Еще одна трудность - обилие в романе описаний и монологов, которые нужно было перевести в действие. Это достигалось всякими уловками: ложными интригами и намеками, поддерживающими интерес зрителя. Мы работали на износ, в экстремальных временных рамках - 200-300 полезных метров в день (в советские времена - не более 50, а в труднопостановочных картинах и того меньше). Бывали курьезные случаи, поскольку таким разгильдяям, как Дворжецкий и Горбунов (смеется), мне иногда приходилось суфлировать, стоя за камерой. Чего не скажешь о Юрии Беляеве (Монсоро), который всегда знал текст безукоризненно.
У продюсера были жесткие обязательства перед РТР, а показ уже два раза переносился.
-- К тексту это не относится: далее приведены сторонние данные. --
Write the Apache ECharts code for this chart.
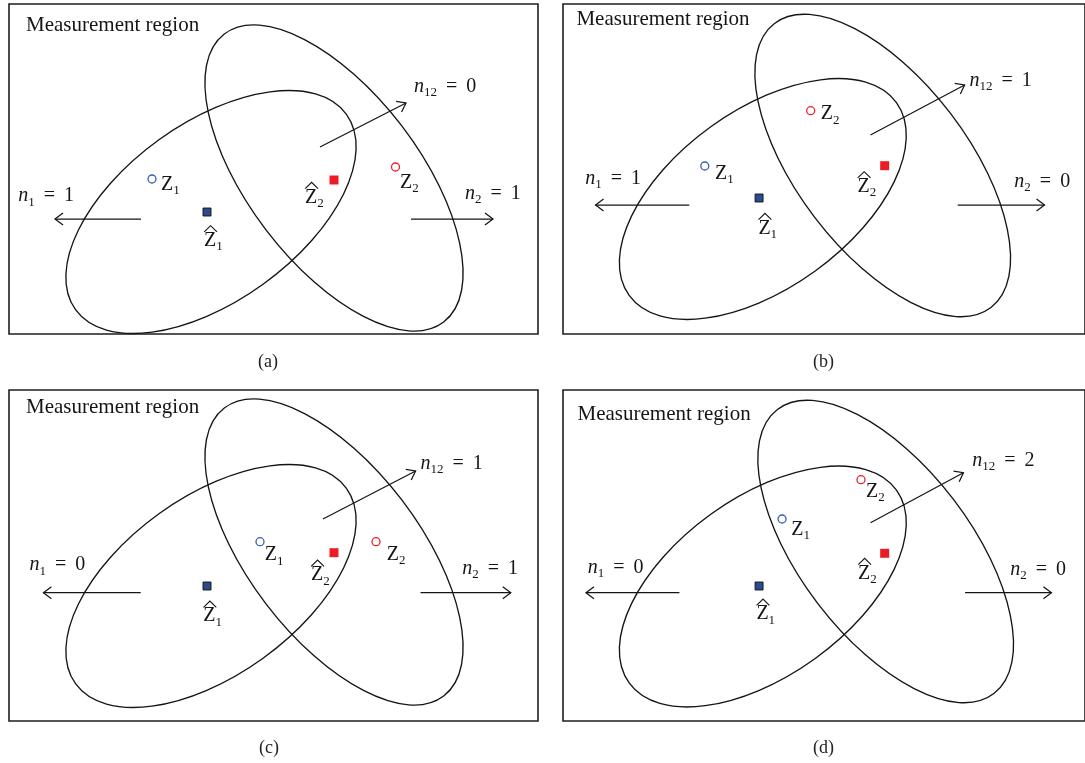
<!DOCTYPE html>
<html>
<head>
<meta charset="utf-8">
<script src="https://cdn.jsdelivr.net/npm/echarts@6/dist/echarts.min.js"></script>
<style>
  html, body { margin: 0; padding: 0; background: #fff; }
  #chart { width: 1085px; height: 763px; }
</style>
</head>
<body>
<div id="chart"></div>
<script>
// ---- Data: two tracks, their validation gates and the measurements, per panel (a)-(d) ----
const panelNames = ['(a)', '(b)', '(c)', '(d)'];

// Gate ellipse centres (measurement-space units)
const gate1Centre = [[202, 208], [202.5, 195], [202, 196], [202.5, 196.5]];
const gate2Centre = [[325, 174], [324, 161.5], [325, 162], [327, 161.5]];
// Gate shape: semi-major axis, semi-minor axis, tilt in degrees
const gate1Shape = [167, 89, 35.8];
const gate2Shape = [181, 85.5, -52.7];

// Predicted measurements (Ẑ1, Ẑ2)
const predicted1 = [[198, 208], [198.7, 194], [198, 196], [198.7, 196]];
const predicted2 = [[325, 176], [326, 161.7], [325, 162.7], [326, 163.3]];
// Received measurements (Z1, Z2)
const measured1 = [[143, 175], [143.7, 162], [251, 151.7], [222, 129]];
const measured2 = [[386.5, 163], [251, 106.7], [367, 151.7], [302, 89.7]];

// Measurement counts: only in gate 1, in both gates, only in gate 2
const n1Counts = [1, 1, 0, 0];
const n12Counts = [0, 1, 1, 2];
const n2Counts = [1, 0, 1, 0];

// ---- Layout ----
const panelBox = [[9, 4, 529, 330], [563, 4, 529, 330], [9, 390, 529, 331], [563, 390, 529, 331]];
const captionAt = [[268, 362], [823.6, 362], [269, 748], [823.6, 748]];

// Arrows: tail x, tail y, head x, head y
const arrowN1 = [[132, 215, 46, 215], [128, 201, 33, 201], [131.7, 202.7, 34.4, 202.7], [118, 202.7, 23.3, 202.7]];
const arrowN12 = [[311, 143, 397, 99], [311.6, 131, 407, 81], [314, 129, 406.6, 81], [311.6, 132.7, 405.8, 82.7]];
const arrowN2 = [[402, 215, 484, 215], [400, 201, 488, 201], [411.5, 202.7, 501.8, 202.7], [407.5, 202.7, 495, 202.7]];

// Text anchors: left x, baseline y
const titleAt = [[17, 28.5], [13.6, 22.7], [17, 25], [14.7, 31.7]];
const n1At = [[9.3, 198.7], [22.6, 181], [20.5, 181.7], [25, 184]];
const n12At = [[405, 89.3], [412, 83], [411.5, 80], [414.8, 77.3]];
const n2At = [[456, 196], [457.4, 184.3], [453.2, 185], [453.3, 186]];
const measured1LabelAt = [[152, 187], [154, 176], [255.8, 171.7], [231.4, 146]];
const measured2LabelAt = [[391, 185], [261.3, 116.7], [377.8, 171], [307, 108.3]];
const predicted1LabelAt = [[195, 243.3], [198, 231], [194.3, 232.7], [196, 230.7]];
const predicted2LabelAt = [[296, 200], [298.5, 189.3], [302, 191.7], [299, 190]];

// ---- Styles ----
const SERIF = '"Liberation Serif", "Times New Roman", serif';
const INK = '#151515';
const BLUE = '#3a5cb4';
const RED = '#e8202a';
const FS = 20;
const TITLE_FS = 21;

const RICH = {
  n: { fontFamily: SERIF, fontSize: FS, fontStyle: 'italic', lineHeight: 26, fill: INK, color: INK },
  t: { fontFamily: SERIF, fontSize: FS, lineHeight: 26, fill: INK, color: INK },
  s: { fontFamily: SERIF, fontSize: 13, lineHeight: 13, verticalAlign: 'bottom', fill: INK, color: INK }
};

function renderGate(params, api) {
  const c = api.coord([api.value(0), api.value(1)]);
  const unit = api.size([1, 1]);
  return {
    type: 'ellipse',
    x: c[0],
    y: c[1],
    rotation: api.value(4) * Math.PI / 180,
    shape: { cx: 0, cy: 0, rx: api.value(2) * unit[0], ry: api.value(3) * unit[1] },
    style: { fill: null, stroke: INK, lineWidth: 1.35 }
  };
}

function renderArrow(params, api) {
  const p = api.coord([api.value(0), api.value(1)]);
  const q = api.coord([api.value(2), api.value(3)]);
  const ang = Math.atan2(q[1] - p[1], q[0] - p[0]);
  const len = 10, half = 0.64;
  const w1 = [q[0] - len * Math.cos(ang - half), q[1] - len * Math.sin(ang - half)];
  const w2 = [q[0] - len * Math.cos(ang + half), q[1] - len * Math.sin(ang + half)];
  return {
    type: 'group',
    children: [
      { type: 'line', shape: { x1: p[0], y1: p[1], x2: q[0], y2: q[1] }, style: { stroke: INK, lineWidth: 1.25 } },
      { type: 'polyline', shape: { points: [w1, q, w2] }, style: { stroke: INK, fill: null, lineWidth: 1.25 } }
    ]
  };
}

function noteRenderer(notes) {
  return function (params, api) {
    const note = notes[params.dataIndex];
    const p = api.coord([api.value(0), api.value(1)]);
    const size = note.size || FS;
    const children = [{
      type: 'text',
      x: p[0],
      y: p[1] - 0.3375 * size,
      style: {
        text: note.text,
        rich: RICH,
        align: 'left',
        verticalAlign: 'middle',
        fontFamily: SERIF,
        fontSize: size,
        fill: INK
      }
    }];
    if (note.hat) {
      // wide hat over the Z of a predicted measurement
      children.push({
        type: 'polyline',
        shape: { points: [[p[0] + 0.2, p[1] - 15.4], [p[0] + 6.6, p[1] - 21.6], [p[0] + 13, p[1] - 15.4]] },
        style: { stroke: INK, fill: null, lineWidth: 1.15 }
      });
    }
    return { type: 'group', children: children };
  };
}

function panelNotes(i) {
  const eq = ' \u2009=\u2009 ';
  return [
    { at: titleAt[i], text: 'Measurement region', size: TITLE_FS },
    { at: n1At[i], text: '{n|n}{s|1}{t|' + eq + n1Counts[i] + '}' },
    { at: n12At[i], text: '{n|n}{s|12}{t|' + eq + n12Counts[i] + '}' },
    { at: n2At[i], text: '{n|n}{s|2}{t|' + eq + n2Counts[i] + '}' },
    { at: measured1LabelAt[i], text: '{t|Z}{s|1}' },
    { at: measured2LabelAt[i], text: '{t|Z}{s|2}' },
    { at: predicted1LabelAt[i], text: '{t|Z}{s|1}', hat: true },
    { at: predicted2LabelAt[i], text: '{t|Z}{s|2}', hat: true }
  ];
}

const grids = [], xAxes = [], yAxes = [], series = [];

panelNames.forEach(function (name, i) {
  const box = panelBox[i];
  grids.push({
    left: box[0], top: box[1], width: box[2], height: box[3],
    show: true, borderColor: '#1e1e1e', borderWidth: 1.6, backgroundColor: '#fff',
    containLabel: false
  });
  xAxes.push({ gridIndex: i, type: 'value', min: 0, max: box[2], show: false });
  yAxes.push({ gridIndex: i, type: 'value', min: 0, max: box[3], inverse: true, show: false });

  series.push({
    type: 'custom', name: 'gates ' + name, xAxisIndex: i, yAxisIndex: i,
    renderItem: renderGate, silent: true,
    data: [gate1Centre[i].concat(gate1Shape), gate2Centre[i].concat(gate2Shape)]
  });

  series.push({
    type: 'custom', name: 'counts ' + name, xAxisIndex: i, yAxisIndex: i,
    renderItem: renderArrow, silent: true,
    data: [arrowN1[i], arrowN12[i], arrowN2[i]]
  });

  series.push({
    type: 'scatter', name: 'measured ' + name, xAxisIndex: i, yAxisIndex: i,
    symbol: 'circle', symbolSize: 8, silent: true,
    itemStyle: { color: '#fff', borderWidth: 1.3, opacity: 1 },
    data: [
      { value: measured1[i], itemStyle: { borderColor: BLUE } },
      { value: measured2[i], itemStyle: { borderColor: RED } }
    ]
  });

  series.push({
    type: 'scatter', name: 'predicted ' + name, xAxisIndex: i, yAxisIndex: i,
    symbol: 'rect', silent: true,
    itemStyle: { opacity: 1 },
    data: [
      { value: predicted1[i], symbolSize: 8, itemStyle: { color: '#2b4b8c', borderColor: '#111', borderWidth: 0.9, opacity: 1 } },
      { value: predicted2[i], symbolSize: 9, itemStyle: { color: '#ec1c24', opacity: 1 } }
    ]
  });

  const notes = panelNotes(i);
  series.push({
    type: 'custom', name: 'notes ' + name, xAxisIndex: i, yAxisIndex: i,
    renderItem: noteRenderer(notes), silent: true,
    data: notes.map(function (n) { return n.at; })
  });
});

const chart = echarts.init(document.getElementById('chart'), null, { renderer: 'canvas' });
chart.setOption({
  animation: false,
  backgroundColor: '#fff',
  grid: grids,
  xAxis: xAxes,
  yAxis: yAxes,
  graphic: panelNames.map(function (name, i) {
    return {
      type: 'text', x: captionAt[i][0], y: captionAt[i][1], silent: true,
      style: { text: name, fontFamily: SERIF, fontSize: 18, fill: '#222', align: 'center', verticalAlign: 'middle' }
    };
  }),
  series: series
});
</script>
</body>
</html>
Были задействованы такие силы, что о творчестве речь уже не шла - нужно было быстрее сдать картину. Никто не рассчитывал, что съемки затянутся на три года - Жигунов вообще наивно полагал, что справимся года за полтора. Порой мне даже некогда было переснимать. В результате - некая скороговорка в финале, в которой я, конечно, не виноват...
Экранизаций Дюма не счесть. Но вот загвоздка: все они в сущности оказываются весьма далеки от Дюма вовсе не по причинам исторической точности, поскольку история, по его собственному заявлению, служила лишь вешалкой для его сюжетов. Они далеки от Дюма в том, что лишь рассказывают нам что-то из жизни тех самых исторических персонажей, о которых писал он, но в угоду кинематографическому зрелищу часто делают их плоскими и двухмерными. И то самое очарование Дюма исчезает, прячется за одной из многочисленных штор роскошных дворцов.